* [STORED DATA]:
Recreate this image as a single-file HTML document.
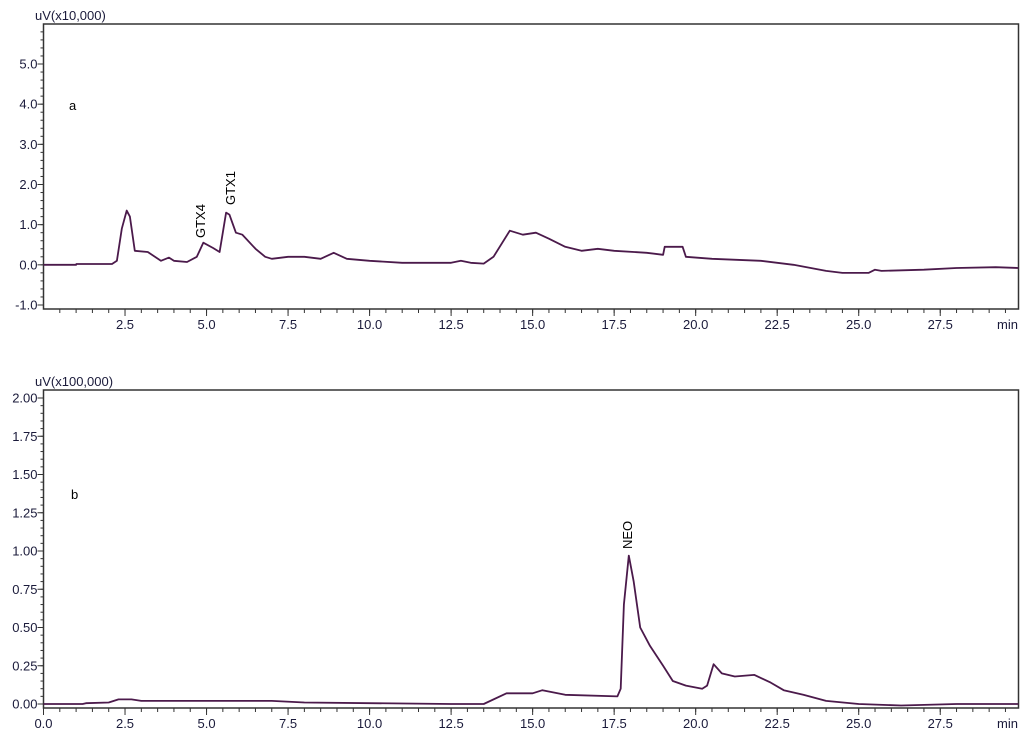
<!DOCTYPE html>
<html><head><meta charset="utf-8"><style>
body{margin:0;background:#fff;}
svg{display:block;font-family:"Liberation Sans",sans-serif;}
</style></head><body>
<svg id="c" width="1024" height="738"></svg>
<script>
const timesA=[0,1,1.01,2.1,2.25,2.4,2.55,2.65,2.8,3.2,3.6,3.85,4.0,4.4,4.7,4.9,5.2,5.4,5.5,5.6,5.7,5.9,6.1,6.5,6.8,7.0,7.5,8.0,8.5,8.9,9.3,10,11,12.5,12.8,13.1,13.5,13.8,14.3,14.7,15.1,15.5,16,16.5,17,17.5,18.5,19,19.05,19.6,19.7,20.5,22,23,24,24.5,25.3,25.5,25.7,27,28,29.2,29.9];
const valuesA=[0,0,0.02,0.02,0.1,0.9,1.35,1.2,0.35,0.32,0.1,0.18,0.1,0.07,0.2,0.55,0.42,0.32,0.8,1.3,1.25,0.8,0.75,0.4,0.2,0.15,0.2,0.2,0.15,0.3,0.15,0.1,0.05,0.05,0.1,0.05,0.03,0.2,0.85,0.75,0.8,0.65,0.45,0.35,0.4,0.35,0.3,0.25,0.45,0.45,0.2,0.15,0.1,0.0,-0.15,-0.2,-0.2,-0.12,-0.15,-0.12,-0.08,-0.06,-0.08];
const timesB=[0,1.2,1.3,2.0,2.3,2.7,3.0,7.0,8,12.5,13.5,14.2,15,15.3,16,17.6,17.7,17.8,17.95,18.1,18.3,18.6,19,19.3,19.7,20.2,20.35,20.55,20.8,21.2,21.8,22.3,22.7,23.3,24,25,26.3,28,29.9];
const valuesB=[0,0,0.005,0.01,0.03,0.03,0.02,0.02,0.01,0.0,0.0,0.07,0.07,0.09,0.06,0.05,0.1,0.65,0.97,0.8,0.5,0.38,0.25,0.15,0.12,0.1,0.12,0.26,0.2,0.18,0.19,0.14,0.09,0.06,0.02,0.0,-0.01,0.0,0.0];
const xTicks=[2.5,5.0,7.5,10.0,12.5,15.0,17.5,20.0,22.5,25.0,27.5];
const xTicksB=[0.0,2.5,5.0,7.5,10.0,12.5,15.0,17.5,20.0,22.5,25.0,27.5];
const yTicksA=[-1.0,0.0,1.0,2.0,3.0,4.0,5.0];
const yTicksB=[0.00,0.25,0.50,0.75,1.00,1.25,1.50,1.75,2.00];

const NS="http://www.w3.org/2000/svg";
const svg=document.getElementById('c');
function mk(tag,attrs,parent){const e=document.createElementNS(NS,tag);for(const k in attrs)e.setAttribute(k,attrs[k]);(parent||svg).appendChild(e);return e;}
const X0=43.5,X1=1018.5,T0=0,T1=29.9;
const xs=t=>X0+(t-T0)/(T1-T0)*(X1-X0);

function panel(name,top,bottom,ys,yMin,yMax,yMinor,yDec,xt,unit,times,vals,letter,lx,ly){
  const g=mk('g',{});
  
  
  const yv=v=>bottom-4-(v-yMin)/(yMax-yMin)*(bottom-4-top-(top<300?40:8));
  const frame=mk('rect',{x:X0,y:top,width:X1-X0,height:bottom-top,fill:'none',stroke:'#333','stroke-width':1.5},g);
  
  
  for(let v=yMin;v<=yMax+1e-9;v+=yMinor){
    const y=yv(v);
    mk('line',{x1:X0-3,x2:X0,y1:y,y2:y,stroke:'#333'},g);
  }
  for(let v=yMax+yMinor;yv(v)>top+2;v+=yMinor){const y=yv(v);mk('line',{x1:X0-3,x2:X0,y1:y,y2:y,stroke:'#333'},g);}
  ys.forEach(v=>{const y=yv(v);mk('line',{x1:X0-6,x2:X0,y1:y,y2:y,stroke:'#333'},g);
    const t=mk('text',{x:X0-6,y:y+4.5,'text-anchor':'end','font-size':13,fill:'#1a1a3a'},g);t.textContent=v.toFixed(yDec);
    });
  const ut=mk('text',{x:35,y:top-4,'font-size':13,fill:'#1a1a3a'},g);ut.textContent=unit;
  
  for(let t=0.5;t<T1;t+=0.5){const x=xs(t);mk('line',{x1:x,x2:x,y1:bottom,y2:bottom+4,stroke:'#333'},g);}
  xt.forEach(v=>{const x=xs(v);mk('line',{x1:x,x2:x,y1:bottom,y2:bottom+7,stroke:'#333'},g);
    const t=mk('text',{x:x,y:bottom+20,'text-anchor':'middle','font-size':13,fill:'#1a1a3a'},g);t.textContent=v.toFixed(1);
    });
  const mt=mk('text',{x:1018,y:bottom+20,'text-anchor':'end','font-size':13,fill:'#1a1a3a'},g);mt.textContent='min';
  
  const pts=times.map((t,i)=>xs(t).toFixed(1)+','+yv(vals[i]).toFixed(1)).join(' ');
  const pl=mk('polyline',{points:pts,fill:'none',stroke:'#4b1a4b','stroke-width':1.8,'stroke-linejoin':'round'},g);
  
  const lt=mk('text',{x:lx,y:ly,'font-size':13,fill:'#000'},g);lt.textContent=letter;
  
  return yv;
}
panel('panel-a',24,309,yTicksA,-1.0,5.0,0.2,1,xTicks,'uV(x10,000)',timesA,valuesA,'a',69,110);
panel('panel-b',390,708,yTicksB,0,2.0,0.05,2,xTicksB,'uV(x100,000)',timesB,valuesB,'b',71,499);

function peak(label,x,y){const t=mk('text',{x:0,y:0,'font-size':13,fill:'#000',transform:`translate(${x},${y}) rotate(-90)`});t.textContent=label;
  }
peak('GTX4',205,238);
peak('GTX1',235,205);
peak('NEO',632,549);
</script>
</body></html>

* [WORK TO COMPLETE]: Ignore the images and quote every line of the listing exactly.

* [THE COMPLETED TASK]:
Recreate this image as a single-file HTML document.
<!DOCTYPE html>
<html><head><meta charset="utf-8"><style>
body{margin:0;background:#fff;}
svg{display:block;font-family:"Liberation Sans",sans-serif;}
</style></head><body>
<svg id="c" width="1024" height="738"></svg>
<script>
const timesA=[0,1,1.01,2.1,2.25,2.4,2.55,2.65,2.8,3.2,3.6,3.85,4.0,4.4,4.7,4.9,5.2,5.4,5.5,5.6,5.7,5.9,6.1,6.5,6.8,7.0,7.5,8.0,8.5,8.9,9.3,10,11,12.5,12.8,13.1,13.5,13.8,14.3,14.7,15.1,15.5,16,16.5,17,17.5,18.5,19,19.05,19.6,19.7,20.5,22,23,24,24.5,25.3,25.5,25.7,27,28,29.2,29.9];
const valuesA=[0,0,0.02,0.02,0.1,0.9,1.35,1.2,0.35,0.32,0.1,0.18,0.1,0.07,0.2,0.55,0.42,0.32,0.8,1.3,1.25,0.8,0.75,0.4,0.2,0.15,0.2,0.2,0.15,0.3,0.15,0.1,0.05,0.05,0.1,0.05,0.03,0.2,0.85,0.75,0.8,0.65,0.45,0.35,0.4,0.35,0.3,0.25,0.45,0.45,0.2,0.15,0.1,0.0,-0.15,-0.2,-0.2,-0.12,-0.15,-0.12,-0.08,-0.06,-0.08];
const timesB=[0,1.2,1.3,2.0,2.3,2.7,3.0,7.0,8,12.5,13.5,14.2,15,15.3,16,17.6,17.7,17.8,17.95,18.1,18.3,18.6,19,19.3,19.7,20.2,20.35,20.55,20.8,21.2,21.8,22.3,22.7,23.3,24,25,26.3,28,29.9];
const valuesB=[0,0,0.005,0.01,0.03,0.03,0.02,0.02,0.01,0.0,0.0,0.07,0.07,0.09,0.06,0.05,0.1,0.65,0.97,0.8,0.5,0.38,0.25,0.15,0.12,0.1,0.12,0.26,0.2,0.18,0.19,0.14,0.09,0.06,0.02,0.0,-0.01,0.0,0.0];
const xTicks=[2.5,5.0,7.5,10.0,12.5,15.0,17.5,20.0,22.5,25.0,27.5];
const xTicksB=[0.0,2.5,5.0,7.5,10.0,12.5,15.0,17.5,20.0,22.5,25.0,27.5];
const yTicksA=[-1.0,0.0,1.0,2.0,3.0,4.0,5.0];
const yTicksB=[0.00,0.25,0.50,0.75,1.00,1.25,1.50,1.75,2.00];

const NS="http://www.w3.org/2000/svg";
const svg=document.getElementById('c');
function mk(tag,attrs,parent){const e=document.createElementNS(NS,tag);for(const k in attrs)e.setAttribute(k,attrs[k]);(parent||svg).appendChild(e);return e;}
const X0=43.5,X1=1018.5,T0=0,T1=29.9;
const xs=t=>X0+(t-T0)/(T1-T0)*(X1-X0);

function panel(name,top,bottom,ys,yMin,yMax,yMinor,yDec,xt,unit,times,vals,letter,lx,ly){
  const g=mk('g',{});
  
  
  const yv=v=>bottom-4-(v-yMin)/(yMax-yMin)*(bottom-4-top-(top<300?40:8));
  const frame=mk('rect',{x:X0,y:top,width:X1-X0,height:bottom-top,fill:'none',stroke:'#333','stroke-width':1.5},g);
  
  
  for(let v=yMin;v<=yMax+1e-9;v+=yMinor){
    const y=yv(v);
    mk('line',{x1:X0-3,x2:X0,y1:y,y2:y,stroke:'#333'},g);
  }
  for(let v=yMax+yMinor;yv(v)>top+2;v+=yMinor){const y=yv(v);mk('line',{x1:X0-3,x2:X0,y1:y,y2:y,stroke:'#333'},g);}
  ys.forEach(v=>{const y=yv(v);mk('line',{x1:X0-6,x2:X0,y1:y,y2:y,stroke:'#333'},g);
    const t=mk('text',{x:X0-6,y:y+4.5,'text-anchor':'end','font-size':13,fill:'#1a1a3a'},g);t.textContent=v.toFixed(yDec);
    });
  const ut=mk('text',{x:35,y:top-4,'font-size':13,fill:'#1a1a3a'},g);ut.textContent=unit;
  
  for(let t=0.5;t<T1;t+=0.5){const x=xs(t);mk('line',{x1:x,x2:x,y1:bottom,y2:bottom+4,stroke:'#333'},g);}
  xt.forEach(v=>{const x=xs(v);mk('line',{x1:x,x2:x,y1:bottom,y2:bottom+7,stroke:'#333'},g);
    const t=mk('text',{x:x,y:bottom+20,'text-anchor':'middle','font-size':13,fill:'#1a1a3a'},g);t.textContent=v.toFixed(1);
    });
  const mt=mk('text',{x:1018,y:bottom+20,'text-anchor':'end','font-size':13,fill:'#1a1a3a'},g);mt.textContent='min';
  
  const pts=times.map((t,i)=>xs(t).toFixed(1)+','+yv(vals[i]).toFixed(1)).join(' ');
  const pl=mk('polyline',{points:pts,fill:'none',stroke:'#4b1a4b','stroke-width':1.8,'stroke-linejoin':'round'},g);
  
  const lt=mk('text',{x:lx,y:ly,'font-size':13,fill:'#000'},g);lt.textContent=letter;
  
  return yv;
}
panel('panel-a',24,309,yTicksA,-1.0,5.0,0.2,1,xTicks,'uV(x10,000)',timesA,valuesA,'a',69,110);
panel('panel-b',390,708,yTicksB,0,2.0,0.05,2,xTicksB,'uV(x100,000)',timesB,valuesB,'b',71,499);

function peak(label,x,y){const t=mk('text',{x:0,y:0,'font-size':13,fill:'#000',transform:`translate(${x},${y}) rotate(-90)`});t.textContent=label;
  }
peak('GTX4',205,238);
peak('GTX1',235,205);
peak('NEO',632,549);
</script>
</body></html>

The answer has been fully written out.